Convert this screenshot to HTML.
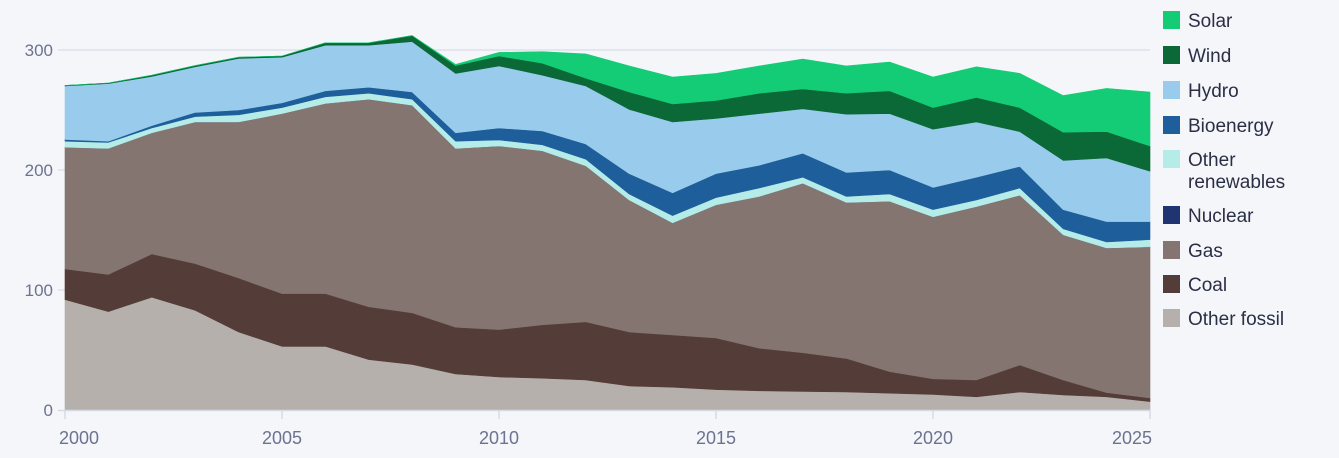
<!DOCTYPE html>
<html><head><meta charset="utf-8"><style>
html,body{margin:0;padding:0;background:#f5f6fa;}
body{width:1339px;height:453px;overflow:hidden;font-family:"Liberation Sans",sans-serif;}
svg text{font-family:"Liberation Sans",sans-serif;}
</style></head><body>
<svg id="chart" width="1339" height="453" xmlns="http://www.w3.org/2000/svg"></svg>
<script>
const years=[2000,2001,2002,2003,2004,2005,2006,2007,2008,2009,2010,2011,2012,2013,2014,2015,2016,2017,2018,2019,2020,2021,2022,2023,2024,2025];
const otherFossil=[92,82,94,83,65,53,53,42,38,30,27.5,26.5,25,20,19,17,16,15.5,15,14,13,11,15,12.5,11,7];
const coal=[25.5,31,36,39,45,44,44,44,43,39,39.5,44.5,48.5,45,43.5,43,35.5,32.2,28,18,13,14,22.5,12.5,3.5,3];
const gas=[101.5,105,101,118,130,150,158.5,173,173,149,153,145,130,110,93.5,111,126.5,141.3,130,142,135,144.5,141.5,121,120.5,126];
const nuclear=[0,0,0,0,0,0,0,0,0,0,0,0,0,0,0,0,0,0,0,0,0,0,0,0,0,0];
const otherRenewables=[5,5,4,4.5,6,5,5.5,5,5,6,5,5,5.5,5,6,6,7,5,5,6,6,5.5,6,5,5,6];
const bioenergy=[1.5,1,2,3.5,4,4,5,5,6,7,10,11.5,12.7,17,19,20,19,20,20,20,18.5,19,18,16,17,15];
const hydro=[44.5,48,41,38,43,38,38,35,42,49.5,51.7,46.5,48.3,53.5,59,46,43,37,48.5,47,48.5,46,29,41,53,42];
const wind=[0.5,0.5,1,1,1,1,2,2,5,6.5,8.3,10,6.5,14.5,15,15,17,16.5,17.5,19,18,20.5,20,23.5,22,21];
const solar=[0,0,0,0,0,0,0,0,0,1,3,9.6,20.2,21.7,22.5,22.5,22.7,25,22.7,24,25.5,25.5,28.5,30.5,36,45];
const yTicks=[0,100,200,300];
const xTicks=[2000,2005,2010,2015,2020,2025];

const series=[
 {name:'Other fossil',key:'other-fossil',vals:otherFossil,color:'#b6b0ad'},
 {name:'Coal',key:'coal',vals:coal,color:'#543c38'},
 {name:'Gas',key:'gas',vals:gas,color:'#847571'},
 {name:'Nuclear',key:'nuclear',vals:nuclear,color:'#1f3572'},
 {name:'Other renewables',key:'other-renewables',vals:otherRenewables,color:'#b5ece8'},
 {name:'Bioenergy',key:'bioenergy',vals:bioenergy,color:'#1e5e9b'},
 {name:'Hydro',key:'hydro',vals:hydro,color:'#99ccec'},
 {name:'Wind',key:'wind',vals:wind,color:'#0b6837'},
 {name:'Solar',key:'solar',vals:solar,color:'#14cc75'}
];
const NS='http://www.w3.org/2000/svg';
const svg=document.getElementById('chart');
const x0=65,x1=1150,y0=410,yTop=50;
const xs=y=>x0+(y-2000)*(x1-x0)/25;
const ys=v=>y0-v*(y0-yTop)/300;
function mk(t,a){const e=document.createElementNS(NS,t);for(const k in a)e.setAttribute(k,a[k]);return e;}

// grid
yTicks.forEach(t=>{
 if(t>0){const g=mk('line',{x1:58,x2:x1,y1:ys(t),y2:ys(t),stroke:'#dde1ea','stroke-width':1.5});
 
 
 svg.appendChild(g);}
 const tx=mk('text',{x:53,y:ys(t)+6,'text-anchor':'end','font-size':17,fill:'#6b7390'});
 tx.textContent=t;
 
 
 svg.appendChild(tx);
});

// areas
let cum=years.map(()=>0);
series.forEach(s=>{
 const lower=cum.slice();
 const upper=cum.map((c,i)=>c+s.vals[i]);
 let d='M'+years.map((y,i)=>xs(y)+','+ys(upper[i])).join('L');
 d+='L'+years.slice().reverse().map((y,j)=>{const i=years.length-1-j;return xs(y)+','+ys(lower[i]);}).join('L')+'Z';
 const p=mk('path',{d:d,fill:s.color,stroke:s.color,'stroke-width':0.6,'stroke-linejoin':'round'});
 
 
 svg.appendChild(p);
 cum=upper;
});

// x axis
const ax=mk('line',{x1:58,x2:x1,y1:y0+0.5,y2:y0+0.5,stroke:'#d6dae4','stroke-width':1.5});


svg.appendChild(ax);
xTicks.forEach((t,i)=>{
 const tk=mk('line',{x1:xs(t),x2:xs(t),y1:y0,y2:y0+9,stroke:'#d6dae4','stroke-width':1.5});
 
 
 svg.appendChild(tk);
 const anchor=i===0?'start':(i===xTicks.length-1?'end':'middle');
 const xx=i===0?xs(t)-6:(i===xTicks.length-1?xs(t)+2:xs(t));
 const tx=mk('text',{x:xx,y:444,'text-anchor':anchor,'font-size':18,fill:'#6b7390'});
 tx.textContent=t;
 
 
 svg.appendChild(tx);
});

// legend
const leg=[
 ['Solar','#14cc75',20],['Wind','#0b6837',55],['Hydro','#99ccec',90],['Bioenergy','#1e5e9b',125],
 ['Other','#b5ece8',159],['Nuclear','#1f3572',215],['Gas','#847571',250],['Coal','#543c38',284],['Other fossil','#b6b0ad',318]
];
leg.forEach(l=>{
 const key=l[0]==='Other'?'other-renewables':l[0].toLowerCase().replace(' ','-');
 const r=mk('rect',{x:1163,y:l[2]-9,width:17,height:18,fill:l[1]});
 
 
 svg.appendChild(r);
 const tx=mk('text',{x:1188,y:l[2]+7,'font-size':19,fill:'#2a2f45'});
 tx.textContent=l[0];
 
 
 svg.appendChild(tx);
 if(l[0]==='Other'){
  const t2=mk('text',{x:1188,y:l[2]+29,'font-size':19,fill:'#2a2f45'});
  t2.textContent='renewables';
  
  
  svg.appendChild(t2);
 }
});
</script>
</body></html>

* * *

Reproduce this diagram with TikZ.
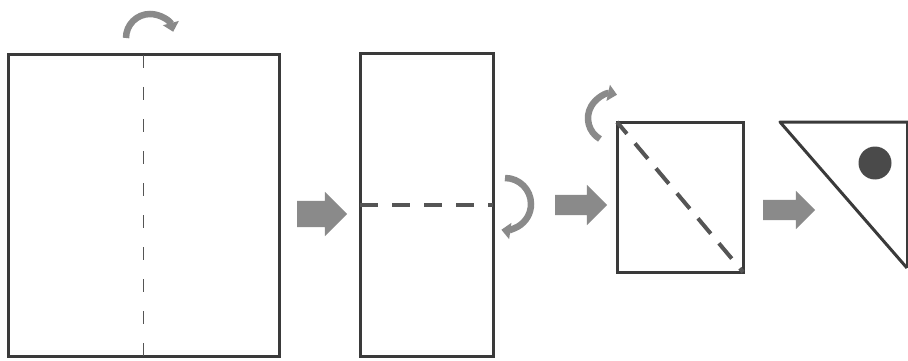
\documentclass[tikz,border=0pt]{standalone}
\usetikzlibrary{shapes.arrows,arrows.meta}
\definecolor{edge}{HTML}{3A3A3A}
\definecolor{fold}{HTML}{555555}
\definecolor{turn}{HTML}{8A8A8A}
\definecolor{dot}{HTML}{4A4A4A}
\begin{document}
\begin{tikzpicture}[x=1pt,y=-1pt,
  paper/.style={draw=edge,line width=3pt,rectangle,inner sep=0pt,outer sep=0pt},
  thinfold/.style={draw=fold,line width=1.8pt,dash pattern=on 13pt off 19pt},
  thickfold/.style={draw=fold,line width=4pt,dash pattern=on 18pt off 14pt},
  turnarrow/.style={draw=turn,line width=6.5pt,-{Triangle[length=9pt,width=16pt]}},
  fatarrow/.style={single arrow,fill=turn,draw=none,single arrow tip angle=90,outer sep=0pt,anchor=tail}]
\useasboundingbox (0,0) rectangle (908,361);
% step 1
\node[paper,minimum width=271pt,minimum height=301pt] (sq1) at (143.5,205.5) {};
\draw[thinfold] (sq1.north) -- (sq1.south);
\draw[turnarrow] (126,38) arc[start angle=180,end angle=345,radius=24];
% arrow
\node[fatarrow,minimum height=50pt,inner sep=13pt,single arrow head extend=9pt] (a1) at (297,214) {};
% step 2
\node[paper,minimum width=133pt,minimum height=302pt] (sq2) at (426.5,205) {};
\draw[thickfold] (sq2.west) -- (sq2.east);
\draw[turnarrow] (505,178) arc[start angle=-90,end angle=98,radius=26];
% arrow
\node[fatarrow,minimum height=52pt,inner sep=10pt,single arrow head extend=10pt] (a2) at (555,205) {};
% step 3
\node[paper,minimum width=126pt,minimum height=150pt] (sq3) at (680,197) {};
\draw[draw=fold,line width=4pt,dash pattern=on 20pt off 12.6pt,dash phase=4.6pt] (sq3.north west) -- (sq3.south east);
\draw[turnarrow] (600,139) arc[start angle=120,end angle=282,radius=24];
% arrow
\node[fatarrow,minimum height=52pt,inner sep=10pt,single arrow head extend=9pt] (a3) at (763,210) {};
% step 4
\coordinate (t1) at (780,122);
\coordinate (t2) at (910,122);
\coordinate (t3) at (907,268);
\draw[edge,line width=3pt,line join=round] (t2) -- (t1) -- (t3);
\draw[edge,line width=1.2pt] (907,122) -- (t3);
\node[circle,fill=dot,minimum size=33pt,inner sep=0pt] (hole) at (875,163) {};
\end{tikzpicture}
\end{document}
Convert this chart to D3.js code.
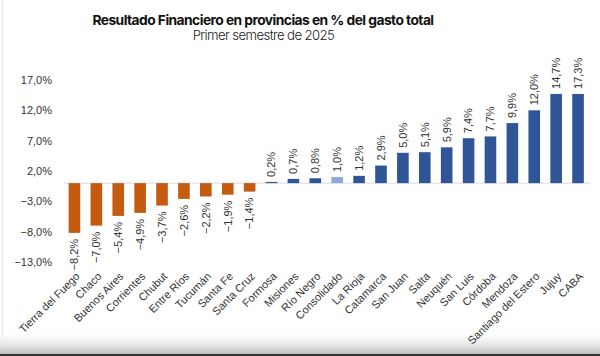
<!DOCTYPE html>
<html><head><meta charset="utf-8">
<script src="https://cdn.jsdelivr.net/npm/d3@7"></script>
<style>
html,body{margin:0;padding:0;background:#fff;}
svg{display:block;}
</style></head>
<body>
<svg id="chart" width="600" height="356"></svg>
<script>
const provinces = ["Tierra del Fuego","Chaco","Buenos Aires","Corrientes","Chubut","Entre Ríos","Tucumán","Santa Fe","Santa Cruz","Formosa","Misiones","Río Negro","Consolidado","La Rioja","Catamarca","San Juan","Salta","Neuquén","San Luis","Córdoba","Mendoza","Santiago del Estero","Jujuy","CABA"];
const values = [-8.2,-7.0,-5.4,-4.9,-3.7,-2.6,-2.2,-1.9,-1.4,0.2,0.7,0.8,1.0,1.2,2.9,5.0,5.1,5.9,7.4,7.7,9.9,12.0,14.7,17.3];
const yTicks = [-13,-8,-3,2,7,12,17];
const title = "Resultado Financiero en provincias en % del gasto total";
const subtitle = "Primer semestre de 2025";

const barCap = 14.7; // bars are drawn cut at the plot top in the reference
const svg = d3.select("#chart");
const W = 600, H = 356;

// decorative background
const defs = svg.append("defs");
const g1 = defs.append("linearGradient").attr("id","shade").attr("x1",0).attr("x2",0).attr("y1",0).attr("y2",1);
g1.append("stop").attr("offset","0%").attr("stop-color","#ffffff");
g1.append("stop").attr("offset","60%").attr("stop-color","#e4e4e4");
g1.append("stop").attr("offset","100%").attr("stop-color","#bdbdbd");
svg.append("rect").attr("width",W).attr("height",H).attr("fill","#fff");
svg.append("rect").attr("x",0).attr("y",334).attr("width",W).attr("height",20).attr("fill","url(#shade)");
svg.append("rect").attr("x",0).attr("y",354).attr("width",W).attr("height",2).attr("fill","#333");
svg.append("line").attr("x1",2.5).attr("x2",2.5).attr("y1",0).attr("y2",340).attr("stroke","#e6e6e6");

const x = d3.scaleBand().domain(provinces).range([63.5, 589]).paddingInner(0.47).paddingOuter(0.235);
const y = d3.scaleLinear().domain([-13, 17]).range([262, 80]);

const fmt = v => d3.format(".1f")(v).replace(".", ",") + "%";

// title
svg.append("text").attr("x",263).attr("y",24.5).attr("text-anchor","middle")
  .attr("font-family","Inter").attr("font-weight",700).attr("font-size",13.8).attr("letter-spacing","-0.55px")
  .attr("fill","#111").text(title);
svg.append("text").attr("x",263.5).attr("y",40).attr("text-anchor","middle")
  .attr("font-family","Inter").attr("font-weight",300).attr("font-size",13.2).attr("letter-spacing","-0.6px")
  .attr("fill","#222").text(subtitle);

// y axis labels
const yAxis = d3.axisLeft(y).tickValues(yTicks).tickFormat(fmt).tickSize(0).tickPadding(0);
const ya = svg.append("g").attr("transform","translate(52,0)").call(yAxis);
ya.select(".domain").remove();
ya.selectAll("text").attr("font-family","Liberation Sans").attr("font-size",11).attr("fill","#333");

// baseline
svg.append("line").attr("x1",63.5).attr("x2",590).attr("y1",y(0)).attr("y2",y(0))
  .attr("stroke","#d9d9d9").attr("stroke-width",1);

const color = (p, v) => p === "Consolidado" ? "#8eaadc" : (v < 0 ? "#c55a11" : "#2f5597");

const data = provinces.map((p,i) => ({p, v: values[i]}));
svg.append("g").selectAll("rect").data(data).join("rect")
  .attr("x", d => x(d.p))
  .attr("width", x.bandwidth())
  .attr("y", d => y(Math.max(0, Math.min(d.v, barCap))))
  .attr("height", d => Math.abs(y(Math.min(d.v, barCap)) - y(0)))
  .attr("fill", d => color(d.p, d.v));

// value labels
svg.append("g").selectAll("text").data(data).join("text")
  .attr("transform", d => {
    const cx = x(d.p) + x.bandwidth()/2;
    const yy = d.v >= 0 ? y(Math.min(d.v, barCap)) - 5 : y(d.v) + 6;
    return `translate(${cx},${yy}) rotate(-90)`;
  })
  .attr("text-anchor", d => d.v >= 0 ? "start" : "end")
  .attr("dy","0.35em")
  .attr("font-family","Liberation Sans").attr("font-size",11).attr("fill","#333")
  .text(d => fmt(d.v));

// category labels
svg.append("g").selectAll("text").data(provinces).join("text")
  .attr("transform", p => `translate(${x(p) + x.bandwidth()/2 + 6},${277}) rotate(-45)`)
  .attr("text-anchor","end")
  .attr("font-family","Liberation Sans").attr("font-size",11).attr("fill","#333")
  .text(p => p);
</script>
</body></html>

▶ TO DO:
Only the lines from the one with "Convert this screenshot to HTML." through the one with "const xTicks=[2000,2005,2010,2015,2020,2025];" belong in your copy; retype them exactly and drop any pictures.

▶ FULL ANSWER:
Convert this screenshot to HTML.
<!DOCTYPE html>
<html><head><meta charset="utf-8"><style>
html,body{margin:0;padding:0;background:#f5f6fa;}
body{width:1339px;height:453px;overflow:hidden;font-family:"Liberation Sans",sans-serif;}
svg text{font-family:"Liberation Sans",sans-serif;}
</style></head><body>
<svg id="chart" width="1339" height="453" xmlns="http://www.w3.org/2000/svg"></svg>
<script>
const years=[2000,2001,2002,2003,2004,2005,2006,2007,2008,2009,2010,2011,2012,2013,2014,2015,2016,2017,2018,2019,2020,2021,2022,2023,2024,2025];
const otherFossil=[92,82,94,83,65,53,53,42,38,30,27.5,26.5,25,20,19,17,16,15.5,15,14,13,11,15,12.5,11,7];
const coal=[25.5,31,36,39,45,44,44,44,43,39,39.5,44.5,48.5,45,43.5,43,35.5,32.2,28,18,13,14,22.5,12.5,3.5,3];
const gas=[101.5,105,101,118,130,150,158.5,173,173,149,153,145,130,110,93.5,111,126.5,141.3,130,142,135,144.5,141.5,121,120.5,126];
const nuclear=[0,0,0,0,0,0,0,0,0,0,0,0,0,0,0,0,0,0,0,0,0,0,0,0,0,0];
const otherRenewables=[5,5,4,4.5,6,5,5.5,5,5,6,5,5,5.5,5,6,6,7,5,5,6,6,5.5,6,5,5,6];
const bioenergy=[1.5,1,2,3.5,4,4,5,5,6,7,10,11.5,12.7,17,19,20,19,20,20,20,18.5,19,18,16,17,15];
const hydro=[44.5,48,41,38,43,38,38,35,42,49.5,51.7,46.5,48.3,53.5,59,46,43,37,48.5,47,48.5,46,29,41,53,42];
const wind=[0.5,0.5,1,1,1,1,2,2,5,6.5,8.3,10,6.5,14.5,15,15,17,16.5,17.5,19,18,20.5,20,23.5,22,21];
const solar=[0,0,0,0,0,0,0,0,0,1,3,9.6,20.2,21.7,22.5,22.5,22.7,25,22.7,24,25.5,25.5,28.5,30.5,36,45];
const yTicks=[0,100,200,300];
const xTicks=[2000,2005,2010,2015,2020,2025];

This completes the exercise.